A proposito, cosa pensa della cucina creativa?

“La cucina, in realtà, si evolve di continuo, è il regno della creatività, della fantasia. Premetto questo per farle capire che non sono una fanatica paladina dell’immobilismo ai fornelli. Amo la cucina di tradizione e penso - lo dimostra la fascinosa storia di quella napoletana – che un piatto possa essere rivisitato senza però stravolgerlo. Non amo, però, la creatività esasperata. É per me un assurdo, soprattutto quando si privilegia la forma a discapito della sostanza. L’impiattamento deve essere piacevole a vedersi, ma il cibo deve dare soddisfazione”.

Come fa a scrivere tanto e bene? Qual è il segreto?

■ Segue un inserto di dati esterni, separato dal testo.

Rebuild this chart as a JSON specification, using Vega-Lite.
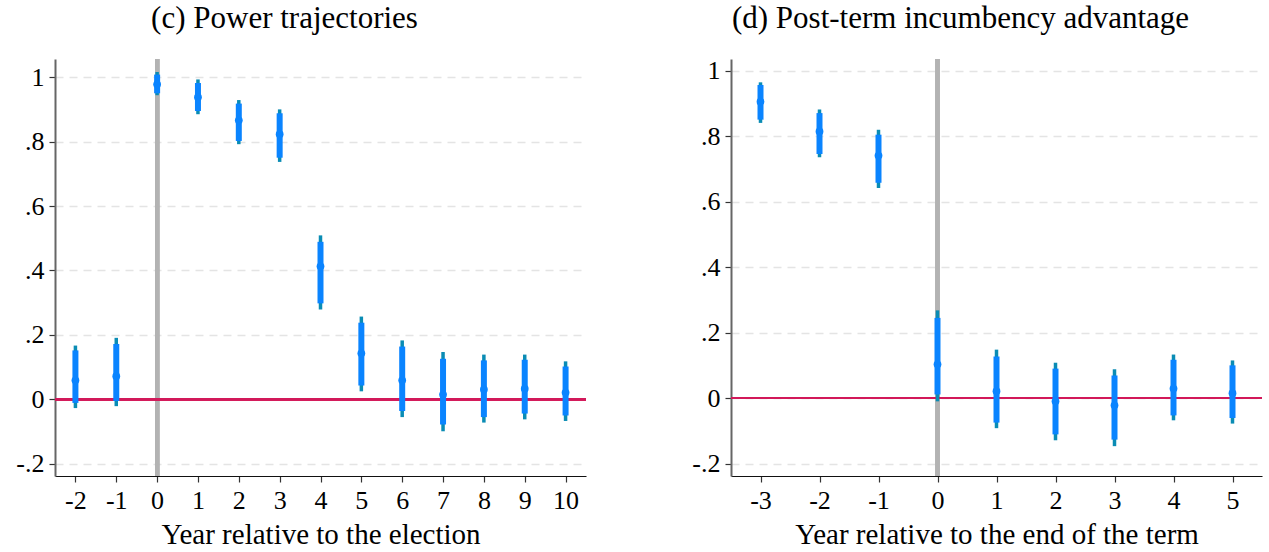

“Nessuno, le assicuro. All’inizio mi sembra di perdermi, di camminare in una notte oscura. Di sprofondare nel caos. Poi, quasi per magia, nasce l’ordine e lavoro, serenamente concentrata. A volte, di notte mi viene in mente una idea, uno spunto ed allora – per paura di dimenticare – mi alzo ed annoto”.

Cosa fa quando è libera?

“Tra figli, nipoti, casa e scrittura ne ho davvero poco. Ho la fortuna di vivere a Posillipo, in un villino con giardino dove ho anche il forno per cuocere la ceramica. Ho seguito un corso per ceramisti ed ho impiegato un anno per fare trecento piatti tra fondi, piani e piccoli, ognuno con disegno diverso. Sa, allora era il tempo in cui organizzavo delle feste e così, invece di spendere soldi per servizi raffinati ma omogenei, ho preferito crearli io. Progetti? Un libro con Michelangelo, ultimo ed unico figlio maschio, come il padre medico ed appassionato cuoco: insieme vorremmo scrivere un libro su cucina e medicina. E poi terminare il nuovo libro sulla storia del pomodoro e riprendere, appena il covid-19 sarà un ricordo, i ‘Giovedì gastronomici’ che organizzo alla Libreria Vitanova, qui a Napoli. Piacevoli incontri dove condivido con il pubblico le mie riflessioni sul cibo”.

 

La pizza di crema e amarene di Lejla Mancusi Sorrentino

Ingredienti

Per la pasta frolla

  • 500 g di farina
  • 250 g di zucchero
  • 250 g di burro o margarina
  • 4 rossi d’uovo

Per la crema pasticciera

  • ½ l di latte
  • 4 rossi d’uovo
  • 200 g di zucchero
  • 100 g di farina
  • 1 limone non trattato (buccia)
  • 300 g di confettura di amarene
  • Zucchero a velo

Procedimento

Fate la pasta frolla impastando rapidamente tutti gli ingredienti senza lavorarli troppo. Lasciate riposare. Frattanto preparate la crema: montate i rossi con lo zucchero, incorporate la farina e diluitela con il latte bollente messo a riscaldare con due bucce di limone. Cuocete a fuoco lento, finché la crema non si addensi, rimestando continuamente. Togliete le bucce di limone. Con 2/3 della pasta frolla foderate una teglia del diametro di 25 centimetri. Stendete sul fondo uno strato di crema e poi uno di confettura di amarene. Coprite, quindi, con un disco ottenuto con la pasta frolla tenuta da parte. Fate aderire bene i bordi esercitando una leggera pressione con i rebbi di una forchetta. Cuocete in forno a 200 gradi per 45 minuti finché la “pizza” avrà acquistato un bel colore dorato. Fate raffreddare, sformate delicatamente e cospargete di zucchero a velo.